A BBC spokesman said: “The Attorney General has issued proceedings against the BBC with a view to obtaining an injunction to prevent publication of a proposed BBC news story.

“We are unable to comment further at this stage, beyond confirming that we would not pursue any story unless it was felt it was overwhelmingly in the public interest to do so and fully in line with the BBC’s editorial standards and values.”

A spokesman for the Attorney General’s Office said: “The Attorney General has made an application against the BBC. It would be inappropriate to comment further while proceedings are ongoing.

The last high-profile attempt by an Attorney General to gag the BBC was in 2007, when Labour’s Lord Goldsmith was granted an injunction over cash-for-honours allegations amid claims that a broadcast of confidential information would have harmed a Met inquiry.

The Government almost never uses the court system to injunct media organisations on the grounds of national security.

In the infamous Spycatcher affair in the mid-1980s, the Thatcher administration had sought to prevent newspapers from reporting allegations made in the memoirs of Peter Wright, a former senior MI5 intelligence officer. The Government ultimately lost its case in 1988.

Book Spycatcher by Peter Wright - AP
Book Spycatcher by Peter Wright - AP

Legal experts warned on Friday that the Government would face accusations of abusing the courts if it failed to show that the story planned by the BBC was a credible threat to national security.

Geoffrey Robertson QC said: “The British judiciary remains fairly amenable to government claims of national security – which is the most frequent bogus claim that is brought.

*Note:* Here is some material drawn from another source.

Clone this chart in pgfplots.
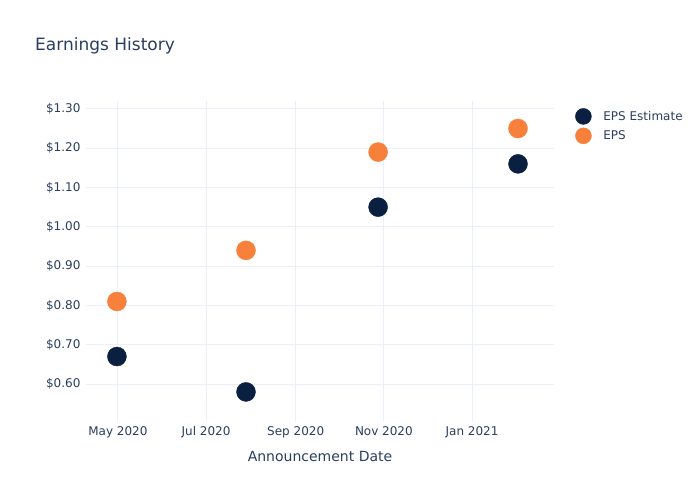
\documentclass[border=0pt]{standalone}
\usepackage{fontspec}
\setmainfont{DejaVu Sans}
\usepackage{pgfplots}
\pgfplotsset{compat=1.18}
\definecolor{txt}{HTML}{2A3F5F}
\definecolor{gridc}{HTML}{EBF0F8}
\definecolor{navy}{HTML}{0B1F41}
\definecolor{orng}{HTML}{F7803A}
\begin{document}
\begin{tikzpicture}
\fill[white] (0pt,0pt) rectangle (700pt,500pt);
\node[anchor=base west, text=txt, font=\fontsize{17}{20}\selectfont, inner sep=0pt] at (35pt,449pt) {Earnings History};
\begin{axis}[
    at={(86pt,79pt)}, anchor=south west,
    width=468pt, height=320pt, scale only axis,
    xmin=-22.1, xmax=301.7,
    ymin=0.506, ymax=1.320,
    axis line style={draw=none},
    major tick length=0pt,
    grid=major,
    grid style={gridc, line width=1pt},
    xtick={0,61,123,184,245},
    xticklabels={May 2020,Jul 2020,Sep 2020,Nov 2020,Jan 2021},
    ytick={0.6,0.7,0.8,0.9,1.0,1.1,1.2,1.3},
    yticklabels={\$0.60,\$0.70,\$0.80,\$0.90,\$1.00,\$1.10,\$1.20,\$1.30},
    tick label style={text=txt, font=\fontsize{12}{14}\selectfont},
    xticklabel style={yshift=-2pt},
    yticklabel style={xshift=-2pt},
    xlabel={Announcement Date},
    xlabel style={text=txt, font=\fontsize{14}{16}\selectfont, yshift=-6pt},
    legend style={draw=none, fill=none, at={(1,1)}, anchor=north west,
        xshift=21pt, yshift=-7pt, text=txt, font=\fontsize{12}{14}\selectfont,
        row sep=3pt, inner sep=0pt, nodes={inner xsep=4pt}},
    legend cell align=left,
    legend image code/.code={\fill (0,0) circle (8pt); \path[draw=none] (-8pt,0) -- (16pt,0);},
]
\addplot[only marks, mark=*, mark size=9.5pt, navy, mark options={draw=navy, fill=navy}]
    coordinates {(-0.7,0.67) (88.6,0.58) (180,1.05) (276.8,1.16)};
\addlegendentry{EPS Estimate}
\addplot[only marks, mark=*, mark size=9.5pt, orng, mark options={draw=orng, fill=orng}]
    coordinates {(-0.7,0.81) (88.6,0.94) (180,1.19) (276.8,1.25)};
\addlegendentry{EPS}
\end{axis}
\pgfresetboundingbox
\path (0pt,0pt) rectangle (700pt,500pt);
\end{tikzpicture}
\end{document}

Because it is dealt with in secrecy, claims that would otherwise be laughable are taken seriously by a judiciary which is not disposed to challenge the Government on this issue.”

If Ms Braverman’s application succeeds, the Government could be granted either a full or a temporary injunction. The judge produces two judgments, one which will not disclose any sensitive details and one which gives all the details but can only be read by people with security clearance.

The BBC would be able to challenge the injunction at the Court of Appeal.

Thursday’s court action is believed to be an interim hearing called at short notice. The judge will weigh up the BBC’s right to freedom of expression against the national security concerns raised by the Government.

The Government also uses a system of so-called D-notices – short for Defence and Security Media Advisory Notice – to warn media organisations about stories that could harm national security. Compliance is voluntary, however.